この一年のあいだ公募情報と睨めっこで過ごしていた。

少しでもチャンスがあれば、日本の教授や若手の研究者にできるだけ公募の情報を聞くようにしていた。


そんな中で思うことがある。50-60代の教授と若手の意見の齟齬だ。


教授世代の人たちは、最近は助教公募が結構出てるしあまりいい人が集まらないって意見だ。その反対に若手の人は公募/助教ポジションがない!って口を揃える。はてさて、これはどう言うことか?


おそらく、教授世代の先生たちは、公募しても「めぼしい助教が来ない」=助教候補がいない=売り手市場。だと思っていて、逆に今のポスドクや博士学生は公募を見てもここに「行ったら論文も出せず任期が終わりそう」という公募が多く=出さない=いいポジションがない。

ってなってるんじゃないかなというのが個人的な感想である。いろんな友人と話して大体この結論になるし、多分間違ってないと思う。


つまり、一部の公募を除いて、人件費と場所はあるけど、研究ができそうになくその後が危ないから応募者が集まらないのだろう。


任期付きでその3-5年後にほぼ確実に異動を求められる助教ポジションなのに、教授が論文を出す能力が低いラボだったり、装置や研究費が当たらなそうな大学が助教を公募しまくっているなあと感じる。そしてここ5-10年のあいだにそのポジションについた人たちがどうなったかを見ている。おいそれと簡単に前任者が潰れたポジションには行けない。
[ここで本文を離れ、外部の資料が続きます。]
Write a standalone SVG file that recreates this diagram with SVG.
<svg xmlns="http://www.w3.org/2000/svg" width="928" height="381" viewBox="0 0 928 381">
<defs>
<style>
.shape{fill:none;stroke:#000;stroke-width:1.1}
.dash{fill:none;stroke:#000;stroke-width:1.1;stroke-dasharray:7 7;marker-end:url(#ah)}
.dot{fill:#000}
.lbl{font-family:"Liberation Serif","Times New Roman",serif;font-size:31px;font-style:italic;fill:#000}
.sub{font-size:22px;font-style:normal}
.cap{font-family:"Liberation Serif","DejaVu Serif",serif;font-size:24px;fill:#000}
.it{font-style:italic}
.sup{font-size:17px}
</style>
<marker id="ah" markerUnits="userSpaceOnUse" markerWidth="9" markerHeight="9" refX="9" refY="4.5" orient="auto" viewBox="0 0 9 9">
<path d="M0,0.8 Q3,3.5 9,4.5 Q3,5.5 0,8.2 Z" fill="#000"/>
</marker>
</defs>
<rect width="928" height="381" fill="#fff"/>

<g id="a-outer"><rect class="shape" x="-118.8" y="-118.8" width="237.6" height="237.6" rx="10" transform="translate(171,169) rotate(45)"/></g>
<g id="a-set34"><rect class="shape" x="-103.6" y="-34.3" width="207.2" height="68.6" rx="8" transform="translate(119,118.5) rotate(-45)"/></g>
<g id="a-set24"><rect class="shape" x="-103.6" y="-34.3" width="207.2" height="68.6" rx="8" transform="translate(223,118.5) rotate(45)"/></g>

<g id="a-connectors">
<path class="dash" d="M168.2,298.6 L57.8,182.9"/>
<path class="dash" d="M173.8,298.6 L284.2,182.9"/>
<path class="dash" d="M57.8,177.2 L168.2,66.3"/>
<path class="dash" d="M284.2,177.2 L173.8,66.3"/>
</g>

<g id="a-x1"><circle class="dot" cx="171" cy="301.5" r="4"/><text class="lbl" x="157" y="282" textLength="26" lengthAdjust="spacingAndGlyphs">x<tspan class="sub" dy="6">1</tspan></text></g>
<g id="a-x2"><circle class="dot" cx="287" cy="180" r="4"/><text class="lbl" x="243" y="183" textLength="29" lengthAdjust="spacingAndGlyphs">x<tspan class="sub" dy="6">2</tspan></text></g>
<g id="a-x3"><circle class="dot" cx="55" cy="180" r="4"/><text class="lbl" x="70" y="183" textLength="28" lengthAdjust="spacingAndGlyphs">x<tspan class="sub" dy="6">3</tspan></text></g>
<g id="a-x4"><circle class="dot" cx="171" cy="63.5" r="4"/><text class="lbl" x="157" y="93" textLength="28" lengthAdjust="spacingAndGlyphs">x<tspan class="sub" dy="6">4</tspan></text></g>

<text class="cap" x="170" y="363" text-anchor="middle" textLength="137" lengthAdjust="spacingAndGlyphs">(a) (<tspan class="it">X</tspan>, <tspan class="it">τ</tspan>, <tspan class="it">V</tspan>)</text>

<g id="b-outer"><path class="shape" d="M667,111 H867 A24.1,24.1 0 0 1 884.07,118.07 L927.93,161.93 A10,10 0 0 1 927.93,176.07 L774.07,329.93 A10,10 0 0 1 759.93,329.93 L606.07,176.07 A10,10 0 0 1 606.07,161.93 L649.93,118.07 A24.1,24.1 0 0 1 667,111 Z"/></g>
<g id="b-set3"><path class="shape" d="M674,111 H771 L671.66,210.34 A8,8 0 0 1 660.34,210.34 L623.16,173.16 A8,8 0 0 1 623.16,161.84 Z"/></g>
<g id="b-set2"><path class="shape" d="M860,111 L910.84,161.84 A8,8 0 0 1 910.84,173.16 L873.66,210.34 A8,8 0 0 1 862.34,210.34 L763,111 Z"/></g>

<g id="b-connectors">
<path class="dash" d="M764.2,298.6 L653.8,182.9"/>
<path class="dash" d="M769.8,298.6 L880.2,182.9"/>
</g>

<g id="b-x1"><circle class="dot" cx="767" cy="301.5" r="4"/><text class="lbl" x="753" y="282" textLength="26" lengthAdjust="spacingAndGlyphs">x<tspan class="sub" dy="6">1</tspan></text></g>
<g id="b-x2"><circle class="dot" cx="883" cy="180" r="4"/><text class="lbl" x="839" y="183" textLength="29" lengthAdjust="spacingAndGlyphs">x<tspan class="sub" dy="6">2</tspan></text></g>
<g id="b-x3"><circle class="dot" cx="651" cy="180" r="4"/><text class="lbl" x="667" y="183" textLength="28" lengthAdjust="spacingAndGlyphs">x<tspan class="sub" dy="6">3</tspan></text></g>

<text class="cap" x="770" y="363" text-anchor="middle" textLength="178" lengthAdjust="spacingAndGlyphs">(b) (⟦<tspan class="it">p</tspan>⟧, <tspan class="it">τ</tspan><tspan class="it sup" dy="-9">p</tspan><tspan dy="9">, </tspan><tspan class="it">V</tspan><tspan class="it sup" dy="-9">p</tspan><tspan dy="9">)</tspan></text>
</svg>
これは個人的には選択と集中の弊害だと思う。中堅大学の基盤的な運営資金や競争的資金の獲得状況やオンラインで読める論文の本数など、集中投資をうける選ばれし大学との格差が大きすぎる。当然、助教・ポスドクの段階から選ばれし大学に居続けたほうが、論文は出せるし相対的にやる気のあって質のいい学生と研究ができる。中堅以下の大学で助教を開始して、准教授に昇進できる例はまれで、大体選ばれしいい大学の助教が准教授として着任してくるため中堅以下の大学の助教はほんとうに行き場がなくなることが多い。


むかしから、東大京大が強いことは疑いようがない。しかし化学の分野では意外とすごく有名な先生が実は地方の旧帝国大学でもない国立大学出身なことも少なくない。これは、昔の大学のシステムでは良いアイディアややる気があれば東大京大を出し抜くレベルの研究ができていたことを示しているんじゃないかなあ。


このような背景の分析はおそらく大きく間違ってないと思う。実際に地方大学は若手研究者を集めるのに苦労してるという話を聞く。


そんな地方大学に人を集める方法は、助教をPIにしてスタートアップを1000万つけて、テニュアトラックで5-7年後にかなりの確率で准教授にできるなど、ほかの大学よりも魅力的な若手ポジションと未来を示すことなんじゃないかな。


そんなこと考えていたら、助教1年更新最大5年の地方私立大学の公募が流れてきた。そして某旧帝国大学はノーベル賞クラスの研究者をこれまでに例のないほど高い給料で外部から引き抜くプランを打ち出したらしい。一人の研究者にさらにお金をつぎ込むのはアメリカのような数多くの大学が一流の研究をしていて潤沢な資金を持つ国ならいざ知らず、ただでさえ研究費が偏っているうえに全体の大学運営費が減っている日本でやることなのだろうか。


どこまでも改善されずに落ちていく。50-60代の教授たちは勝ち逃げでいいよなあ。